Elias stond op het veld met een bal aan zijn voeten. Hij gaf ’m een schop en liep erachteraan. Nog een schop, en weer een. Het was een grotemensenbal die in een hoek van het doel op spelers lag te wachten en er lagen keepershandschoenen naast. Het kunstgrasveld lag in een park, op een bankje zat een bejaard stel toe te kijken. Mijn zoon tegen de bal zien trappen maakte me ontzettend trots. Er zijn tijden geweest dat ik me het vaderschap voorstelde als samen tegen een bal aanschoppen, en in zekere zin is het dat ook. Zo’n metafoor hoef ik natuurlijk niet uit te leggen.

Elias’ vaderland is een voetballand, in tegenstelling tot zijn moederland ijshockeyland. Het vlakke, ingepolderde land heeft ’s werelds grootste voetballers voortgebracht, zoals Bergkamp, Gullit, Van Basten en Cruijff. Als ik ergens in het buitenland eens met een spelletje mee mocht doen, dan waren de verwachtingen doorgaans torenhoog. Ze hadden namelijk nog nooit van een Nederlander gehoord die níet bij een of andere topclub voetbalde. Barcelona, Arsenal, Manchester United. Zelf voetbalde ik als een hond. Als een dolle rende ik de bal achterna, liefst over de flanken, en ik beschikte over een voorzet die in opzet wel een beetje aan die van Overmars deed denken, maar in de uitvoering minder.

Voetbal gaat uit van een oer-reflex die optreedt zodra er aan bepaalde voorwaarden wordt voldaan. Een bal en een veldje is genoeg. Heb ik Elias niet tegen dennenappels aan zien trappen alsof het eigenlijk balletjes waren? Wanneer hij speelt, zijn er geen regels. Schoppen en de bal achterna voor nog een schop. Spelregels zijn abstracte toevoegingen, bedacht om de fysieke bezigheid betekenis te geven. En of ze daarin zijn geslaagd! Er wordt meer over voetbal gesproken en geschreven dan dat er daadwerkelijk gevoetbald wordt. De meesten voor wie voetbal ‘een ding’ is, hebben in geen tijden meer een bal aangeraakt. Ook Elias zal vast en zeker ooit ‘wij hebben gewonnen’ roepen zonder dat hij zelf in het veld heeft gestaan. De spelers in het veld zijn een stukje van ons, en wij maken deel uit van het team. Hun zege wordt onze zege, en in mindere mate geldt dat ook voor het falen.

Sinds ik in Finland woon, volg ik het voetbal niet meer zo. De oude sterren op het veld hebben plaatsgemaakt voor nieuwe. Sommige namen keren op het veld terug als trainer of als voetballende zoon. Van het Nederlands elftal kan ik misschien twee, drie namen noemen en bij een paar andere is er het oja-effect: wel eens van gehoord. Toch maakt voetbal nog altijd deel uit van mijn identiteit. We voetbalden altijd en overal, op het schoolplein, op een veld of gewoon op straat.

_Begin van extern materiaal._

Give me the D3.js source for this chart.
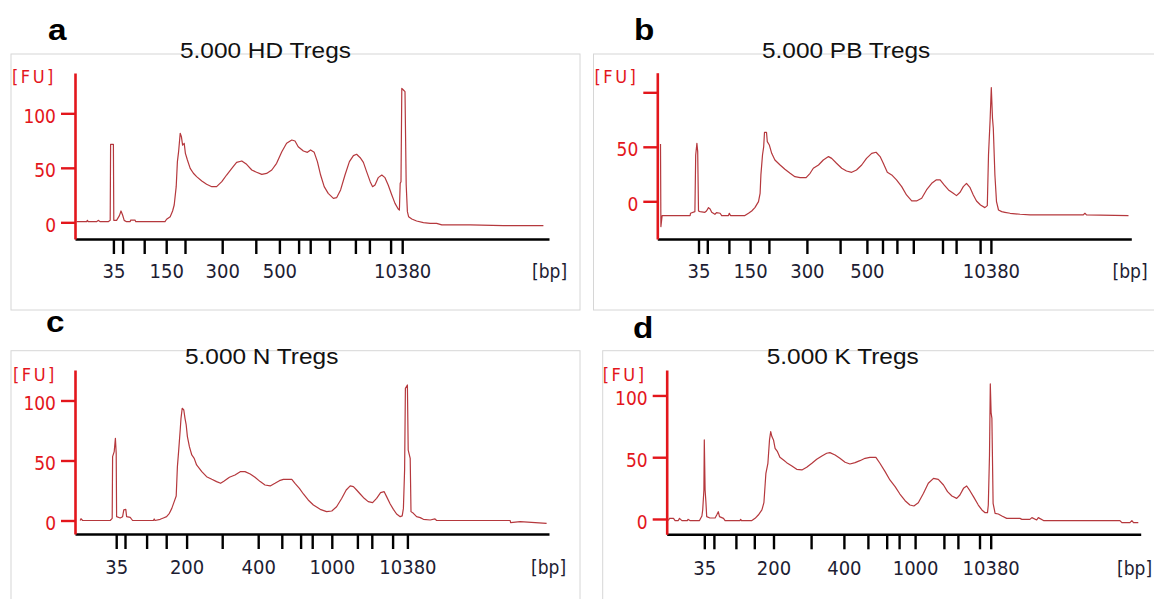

Finland zal binnenkort op het EK debuteren, maar ze zijn er als gast. Ze zullen kennismaken met de groten, België is een van de tegenstanders. Wie ooit Finnen te gast heeft gehad weet dat ze er alles aan zullen doen om de ideale gast uit te hangen. Ze zullen hun stem niet verheffen, het zal me hoogst verbazen als de Finnen een rode kaart binnenhalen. Bij een doelpunt zal de trots hen strelen, maar ze zullen zich er ook ongemakkelijk bij voelen, want past dat hen wel?

Hier op het veldje is Elias thuis. De bal, die van anderen is, heeft hij geconfisqueerd. Het moeten dus wel zijn vaderlandse genen zijn waar de bal op inwerkt als een magneet. Het vroege fanatisme dat hij nu tentoonspreidt is een restje Hollandse glorie.